[begin Supplied data]
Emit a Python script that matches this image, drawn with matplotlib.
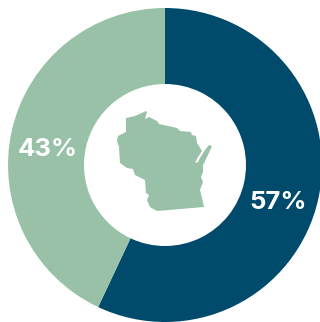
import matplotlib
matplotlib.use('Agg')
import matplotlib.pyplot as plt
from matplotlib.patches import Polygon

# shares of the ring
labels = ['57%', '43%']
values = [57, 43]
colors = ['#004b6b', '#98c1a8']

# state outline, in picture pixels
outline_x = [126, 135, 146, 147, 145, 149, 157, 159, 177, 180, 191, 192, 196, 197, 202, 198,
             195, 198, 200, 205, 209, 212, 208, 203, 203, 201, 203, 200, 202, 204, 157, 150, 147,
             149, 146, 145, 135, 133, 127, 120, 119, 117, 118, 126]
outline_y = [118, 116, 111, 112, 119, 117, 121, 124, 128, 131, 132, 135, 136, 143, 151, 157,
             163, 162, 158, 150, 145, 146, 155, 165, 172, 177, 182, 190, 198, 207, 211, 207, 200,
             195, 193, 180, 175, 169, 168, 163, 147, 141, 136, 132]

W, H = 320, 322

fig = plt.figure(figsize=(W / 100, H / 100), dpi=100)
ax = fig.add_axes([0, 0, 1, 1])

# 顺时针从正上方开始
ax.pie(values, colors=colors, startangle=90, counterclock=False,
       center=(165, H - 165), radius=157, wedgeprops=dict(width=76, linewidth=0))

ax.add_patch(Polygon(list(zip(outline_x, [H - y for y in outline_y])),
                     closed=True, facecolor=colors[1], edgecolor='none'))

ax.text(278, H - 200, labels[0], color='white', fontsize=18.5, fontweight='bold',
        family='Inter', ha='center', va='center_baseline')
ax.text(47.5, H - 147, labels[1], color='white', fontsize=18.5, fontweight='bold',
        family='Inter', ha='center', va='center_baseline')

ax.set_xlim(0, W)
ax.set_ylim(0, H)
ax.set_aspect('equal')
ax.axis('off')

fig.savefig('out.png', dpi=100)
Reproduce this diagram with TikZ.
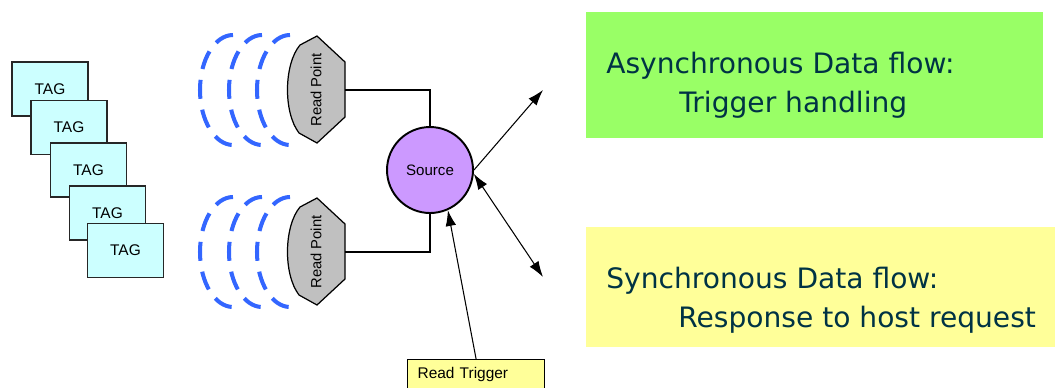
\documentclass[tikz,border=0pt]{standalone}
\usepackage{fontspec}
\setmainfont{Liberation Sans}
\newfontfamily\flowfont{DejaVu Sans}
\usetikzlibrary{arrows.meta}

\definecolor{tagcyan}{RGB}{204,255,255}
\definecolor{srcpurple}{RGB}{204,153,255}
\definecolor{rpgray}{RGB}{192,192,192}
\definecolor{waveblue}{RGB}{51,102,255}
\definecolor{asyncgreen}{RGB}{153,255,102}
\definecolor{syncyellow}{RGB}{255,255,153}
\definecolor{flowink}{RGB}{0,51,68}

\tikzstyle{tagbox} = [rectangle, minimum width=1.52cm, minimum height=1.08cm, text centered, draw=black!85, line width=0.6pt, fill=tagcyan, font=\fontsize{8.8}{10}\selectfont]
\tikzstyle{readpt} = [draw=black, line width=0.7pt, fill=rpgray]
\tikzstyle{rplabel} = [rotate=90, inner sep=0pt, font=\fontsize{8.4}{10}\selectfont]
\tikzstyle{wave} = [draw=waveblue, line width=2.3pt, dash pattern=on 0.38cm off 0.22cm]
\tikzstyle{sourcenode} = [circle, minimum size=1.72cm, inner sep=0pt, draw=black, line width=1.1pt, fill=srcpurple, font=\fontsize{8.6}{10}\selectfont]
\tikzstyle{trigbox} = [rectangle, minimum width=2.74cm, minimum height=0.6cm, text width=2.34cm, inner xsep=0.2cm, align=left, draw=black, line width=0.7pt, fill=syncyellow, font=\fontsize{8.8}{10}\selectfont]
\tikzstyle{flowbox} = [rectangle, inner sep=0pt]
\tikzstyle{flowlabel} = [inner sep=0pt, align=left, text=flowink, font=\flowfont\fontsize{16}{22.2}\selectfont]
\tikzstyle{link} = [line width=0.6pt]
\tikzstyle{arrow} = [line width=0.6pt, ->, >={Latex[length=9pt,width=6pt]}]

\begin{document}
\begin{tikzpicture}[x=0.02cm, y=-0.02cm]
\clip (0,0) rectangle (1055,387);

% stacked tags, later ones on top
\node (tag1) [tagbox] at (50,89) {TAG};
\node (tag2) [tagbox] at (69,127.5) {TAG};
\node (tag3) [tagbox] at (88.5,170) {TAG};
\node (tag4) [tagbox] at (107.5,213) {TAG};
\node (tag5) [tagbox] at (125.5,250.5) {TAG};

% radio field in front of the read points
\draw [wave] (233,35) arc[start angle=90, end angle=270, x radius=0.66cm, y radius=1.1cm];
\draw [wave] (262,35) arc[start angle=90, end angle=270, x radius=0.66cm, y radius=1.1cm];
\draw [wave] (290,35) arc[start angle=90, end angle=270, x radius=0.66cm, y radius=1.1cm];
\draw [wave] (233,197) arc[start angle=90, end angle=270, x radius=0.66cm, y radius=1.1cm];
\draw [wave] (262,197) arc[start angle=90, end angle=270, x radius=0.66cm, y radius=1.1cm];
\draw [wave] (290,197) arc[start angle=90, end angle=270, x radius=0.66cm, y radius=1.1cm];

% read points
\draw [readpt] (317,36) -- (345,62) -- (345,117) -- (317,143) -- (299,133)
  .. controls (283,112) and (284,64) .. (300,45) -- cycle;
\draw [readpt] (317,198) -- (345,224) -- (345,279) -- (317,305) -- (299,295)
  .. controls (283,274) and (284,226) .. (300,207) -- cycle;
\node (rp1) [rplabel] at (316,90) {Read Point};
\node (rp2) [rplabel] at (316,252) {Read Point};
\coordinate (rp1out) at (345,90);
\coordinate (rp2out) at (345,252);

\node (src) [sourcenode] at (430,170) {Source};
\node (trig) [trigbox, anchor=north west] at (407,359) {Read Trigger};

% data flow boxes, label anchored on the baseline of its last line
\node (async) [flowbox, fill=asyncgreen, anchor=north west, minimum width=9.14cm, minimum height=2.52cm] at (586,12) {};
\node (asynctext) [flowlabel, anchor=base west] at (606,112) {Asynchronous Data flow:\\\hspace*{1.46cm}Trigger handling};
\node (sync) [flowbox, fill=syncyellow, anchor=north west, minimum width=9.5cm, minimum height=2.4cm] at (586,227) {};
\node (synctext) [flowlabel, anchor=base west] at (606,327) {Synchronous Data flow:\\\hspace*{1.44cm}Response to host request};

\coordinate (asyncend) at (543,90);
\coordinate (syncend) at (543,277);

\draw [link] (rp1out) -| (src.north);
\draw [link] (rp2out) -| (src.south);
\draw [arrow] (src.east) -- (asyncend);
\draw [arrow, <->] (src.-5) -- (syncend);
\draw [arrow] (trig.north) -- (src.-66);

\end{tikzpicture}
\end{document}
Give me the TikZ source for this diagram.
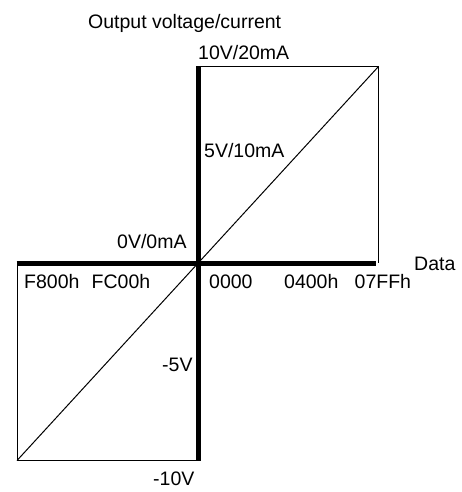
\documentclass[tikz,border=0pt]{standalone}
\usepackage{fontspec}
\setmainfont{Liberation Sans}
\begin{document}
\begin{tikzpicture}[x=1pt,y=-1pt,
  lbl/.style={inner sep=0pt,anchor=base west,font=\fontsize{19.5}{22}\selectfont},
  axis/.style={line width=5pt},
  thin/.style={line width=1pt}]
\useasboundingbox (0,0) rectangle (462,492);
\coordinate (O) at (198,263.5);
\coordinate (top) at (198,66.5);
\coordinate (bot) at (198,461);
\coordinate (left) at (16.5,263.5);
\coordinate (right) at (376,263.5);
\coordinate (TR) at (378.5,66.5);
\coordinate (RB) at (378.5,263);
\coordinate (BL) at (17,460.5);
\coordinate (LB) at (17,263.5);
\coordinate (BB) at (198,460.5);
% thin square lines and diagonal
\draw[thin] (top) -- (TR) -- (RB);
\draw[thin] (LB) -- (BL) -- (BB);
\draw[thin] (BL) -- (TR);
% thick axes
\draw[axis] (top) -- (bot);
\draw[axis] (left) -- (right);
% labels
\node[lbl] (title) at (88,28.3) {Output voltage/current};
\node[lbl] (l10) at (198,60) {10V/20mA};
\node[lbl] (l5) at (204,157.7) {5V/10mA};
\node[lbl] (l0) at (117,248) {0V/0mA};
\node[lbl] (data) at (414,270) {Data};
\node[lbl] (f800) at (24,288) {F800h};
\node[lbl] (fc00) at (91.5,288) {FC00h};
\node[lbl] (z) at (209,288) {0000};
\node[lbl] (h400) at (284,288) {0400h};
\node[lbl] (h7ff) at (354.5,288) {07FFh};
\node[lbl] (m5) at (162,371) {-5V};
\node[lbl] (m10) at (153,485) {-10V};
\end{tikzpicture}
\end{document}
[end Supplied data]
▸ **To be done**
Please quote only the span of lines whose first line contains "Reproduce this diagram with TikZ." and whose last line contains "(tag5) [tagbox] at", leaving every picture out.

▸ **Task answer**
Reproduce this diagram with TikZ.
\documentclass[tikz,border=0pt]{standalone}
\usepackage{fontspec}
\setmainfont{Liberation Sans}
\newfontfamily\flowfont{DejaVu Sans}
\usetikzlibrary{arrows.meta}

\definecolor{tagcyan}{RGB}{204,255,255}
\definecolor{srcpurple}{RGB}{204,153,255}
\definecolor{rpgray}{RGB}{192,192,192}
\definecolor{waveblue}{RGB}{51,102,255}
\definecolor{asyncgreen}{RGB}{153,255,102}
\definecolor{syncyellow}{RGB}{255,255,153}
\definecolor{flowink}{RGB}{0,51,68}

\tikzstyle{tagbox} = [rectangle, minimum width=1.52cm, minimum height=1.08cm, text centered, draw=black!85, line width=0.6pt, fill=tagcyan, font=\fontsize{8.8}{10}\selectfont]
\tikzstyle{readpt} = [draw=black, line width=0.7pt, fill=rpgray]
\tikzstyle{rplabel} = [rotate=90, inner sep=0pt, font=\fontsize{8.4}{10}\selectfont]
\tikzstyle{wave} = [draw=waveblue, line width=2.3pt, dash pattern=on 0.38cm off 0.22cm]
\tikzstyle{sourcenode} = [circle, minimum size=1.72cm, inner sep=0pt, draw=black, line width=1.1pt, fill=srcpurple, font=\fontsize{8.6}{10}\selectfont]
\tikzstyle{trigbox} = [rectangle, minimum width=2.74cm, minimum height=0.6cm, text width=2.34cm, inner xsep=0.2cm, align=left, draw=black, line width=0.7pt, fill=syncyellow, font=\fontsize{8.8}{10}\selectfont]
\tikzstyle{flowbox} = [rectangle, inner sep=0pt]
\tikzstyle{flowlabel} = [inner sep=0pt, align=left, text=flowink, font=\flowfont\fontsize{16}{22.2}\selectfont]
\tikzstyle{link} = [line width=0.6pt]
\tikzstyle{arrow} = [line width=0.6pt, ->, >={Latex[length=9pt,width=6pt]}]

\begin{document}
\begin{tikzpicture}[x=0.02cm, y=-0.02cm]
\clip (0,0) rectangle (1055,387);

% stacked tags, later ones on top
\node (tag1) [tagbox] at (50,89) {TAG};
\node (tag2) [tagbox] at (69,127.5) {TAG};
\node (tag3) [tagbox] at (88.5,170) {TAG};
\node (tag4) [tagbox] at (107.5,213) {TAG};
\node (tag5) [tagbox] at (125.5,250.5) {TAG};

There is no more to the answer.